Friday, June 1, 2012

THE MAGUS by John Fowles

I drank a lot on my 60th birthday; a glass of wine at the Oyster Bar, several beers and margharitas at Solas on East 9th Street, then more beer at Frank's Lounge in Fort Greene and finally even more beer at Mullane's across General Fowler Square. I made it back to my apartment at midnight and crashed onto my bed almost a dead man. I had certainly drank into double-digits. The next morning I woke from my slumber without too much pain, but rewarded my survival with a daylong laydown during which I read John Fowles' THE MAGUS. I completed the story of an selfish Oxford graduate escaping a relationship by accepting a teaching post on a remote Greek island, where he fights off suicide by entering into a series of metaphysical games with a rich tycoon mimicking the lives of the gods and heroic humans. I fast-flittered through the pages since I had read the novel in the 70s, but enjoyed it for the most part.
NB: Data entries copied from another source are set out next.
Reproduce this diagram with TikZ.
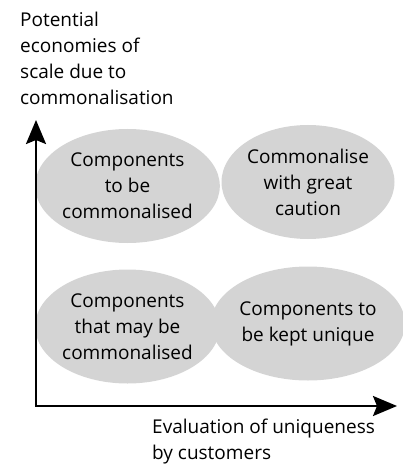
\documentclass[tikz,border=0pt]{standalone}
\usepackage{fontspec}
\setmainfont{Open Sans}
\usetikzlibrary{shapes.geometric,arrows.meta}
\definecolor{ellgray}{RGB}{212,212,212}
\tikzset{
  quad/.style={ellipse, fill=ellgray, minimum width=173pt, minimum height=114pt, inner sep=0pt, align=center, font=\fontsize{19}{26}\selectfont},
  axis/.style={line width=2.3pt, line join=miter, {Stealth[length=24pt,width=20pt,inset=4pt]}-{Stealth[length=24pt,width=20pt,inset=4pt]}},
  label/.style={inner sep=0pt, align=left, font=\fontsize{19}{26}\selectfont}
}
\begin{document}
\begin{tikzpicture}[x=1pt,y=-1pt]
\useasboundingbox (0,0) rectangle (402,465);
\node[label, anchor=base west] (ylab) at (20,105) {Potential\\economies of\\scale due to\\commonalisation};
\node[quad] (tl) at (127.5,186) {Components\\to be\\commonalised};
\node[quad] (tr) at (308,182) {Commonalise\\with great\\caution};
\node[quad] (bl) at (127.5,326.5) {Components\\that may be\\commonalised};
\node[quad] (br) at (308,323.5) {Components to\\be kept unique};
\coordinate (ytip) at (36,120);
\coordinate (orig) at (36,406);
\coordinate (xtip) at (397,406);
\draw[axis] (ytip) -- (orig) -- (xtip);
\node[label, anchor=base west] (xlab) at (152,459) {Evaluation of uniqueness\\by customers};
\end{tikzpicture}
\end{document}
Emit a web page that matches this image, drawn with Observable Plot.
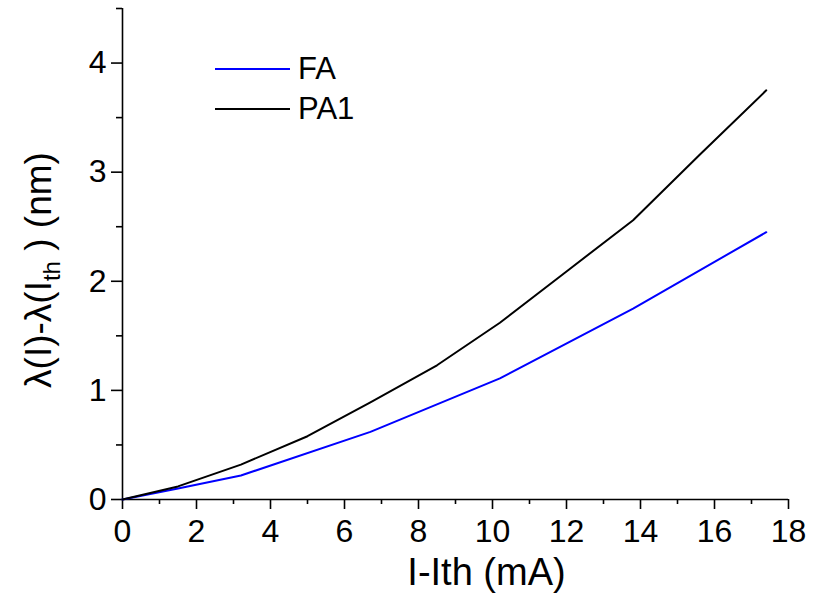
<!DOCTYPE html>
<html><head><meta charset="utf-8">
<script src="https://cdn.jsdelivr.net/npm/d3@7"></script>
<script src="https://cdn.jsdelivr.net/npm/@observablehq/plot@0.6"></script>
<style>
body{margin:0;background:#fff;}
#wrap{position:relative;width:813px;height:598px;font-family:"Liberation Sans",Arial,sans-serif;}
#legend{position:absolute;left:215px;top:49px;font-size:31px;line-height:40px;}
#legend div{display:flex;align-items:center;height:40px;}
#legend svg{margin-right:8px;}
</style>
</head><body><div id="wrap"><div id="legend"></div></div>
<script>
const seriesNames = ["FA", "PA1"];
const seriesColors = ["#0000ff", "#000000"];
const faCurrent = [0, 1.5, 3.2, 6.7, 10.2, 13.8, 17.4];
const faShift   = [0, 0.10, 0.22, 0.62, 1.11, 1.75, 2.45];
const pa1Current = [0, 1.5, 3.2, 5.0, 6.7, 8.5, 10.2, 12.0, 13.8, 15.6, 17.4];
const pa1Shift   = [0, 0.12, 0.32, 0.58, 0.89, 1.23, 1.62, 2.09, 2.56, 3.16, 3.75];
const xMajorTicks = [0, 2, 4, 6, 8, 10, 12, 14, 16, 18];
const xMinorTicks = [1, 3, 5, 7, 9, 11, 13, 15, 17];
const yMajorTicks = [0, 1, 2, 3, 4];
const yMinorTicks = [0.5, 1.5, 2.5, 3.5, 4.5];
const xTitle = "I-Ith (mA)";

const data = [
  ...faCurrent.map((x, i) => ({series: "FA", x, y: faShift[i]})),
  ...pa1Current.map((x, i) => ({series: "PA1", x, y: pa1Shift[i]}))
];

const plot = Plot.plot({
  width: 813, height: 598,
  marginLeft: 122, marginRight: 25, marginTop: 8, marginBottom: 99,
  style: {fontFamily: "'Liberation Sans', Arial, sans-serif", fontSize: "32px", background: "white", color: "black", overflow: "visible"},
  x: {domain: [0, 18]},
  y: {domain: [0, 4.5]},
  color: {domain: seriesNames, range: seriesColors},
  marks: [
    Plot.axisX(xMinorTicks, {tickSize: 5, text: null, label: null, strokeWidth: 1.6}),
    Plot.axisX(xMajorTicks, {tickSize: 10, tickPadding: 10, label: null, fontSize: 32, tickFormat: d3.format("d"), strokeWidth: 1.6}),
    Plot.axisY(yMinorTicks, {tickSize: 6, text: null, label: null, strokeWidth: 1.6}),
    Plot.axisY(yMajorTicks, {tickSize: 11, tickPadding: 5, label: null, fontSize: 32, tickFormat: d3.format("d"), strokeWidth: 1.6}),
    Plot.ruleX([0], {strokeWidth: 1.6}),
    Plot.ruleY([0], {strokeWidth: 1.6}),
    Plot.line(data, {x: "x", y: "y", z: "series", stroke: "series", strokeWidth: 2}),
    Plot.text([xTitle], {frameAnchor: "bottom", dx: 31, dy: 85, fontSize: 38, lineAnchor: "bottom"})
  ]
});
document.getElementById("wrap").appendChild(plot);

// y-axis title with subscript
const svg = d3.select(plot);
const yt = svg.append("text")
  .attr("transform", "translate(51,270) rotate(-90)")
  .attr("text-anchor", "middle")
  .attr("font-size", 37)
  .attr("font-family", "'Liberation Sans', Arial, sans-serif")
  .attr("fill", "black");
yt.append("tspan").text("λ(I)-λ(I");
yt.append("tspan").attr("font-size", 24).attr("dy", 9).text("th");
yt.append("tspan").attr("dy", -9).text(" ) (nm)");

// legend
const legend = d3.select("#legend");
seriesNames.forEach((name, i) => {
  const row = legend.append("div");
  const s = row.append("svg").attr("width", 75).attr("height", 4);
  s.append("line").attr("x1", 0).attr("x2", 75).attr("y1", 2).attr("y2", 2)
    .attr("stroke", seriesColors[i]).attr("stroke-width", 2);
  row.append("span").text(name);
});
</script>
</body></html>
After finishing The Magus I remembered that it had been made into a movie with Michael Caine, as the hero and Anthony Quinn as Maurice Conchis with Anna Karina and Candice Bergen as the love interests. The 1968 adaptation was a critical disaster and Michael Caine said that it was one of the worst film in which he had been involved. Woody Allen topped this critique by saying, "If I had to live my life again, I'd do everything the same, except that I wouldn't see The Magus." I watched a little on youtubes and it really did suck, but the book was a nice escape on a hang-over day, especially if you didn't have to read every word.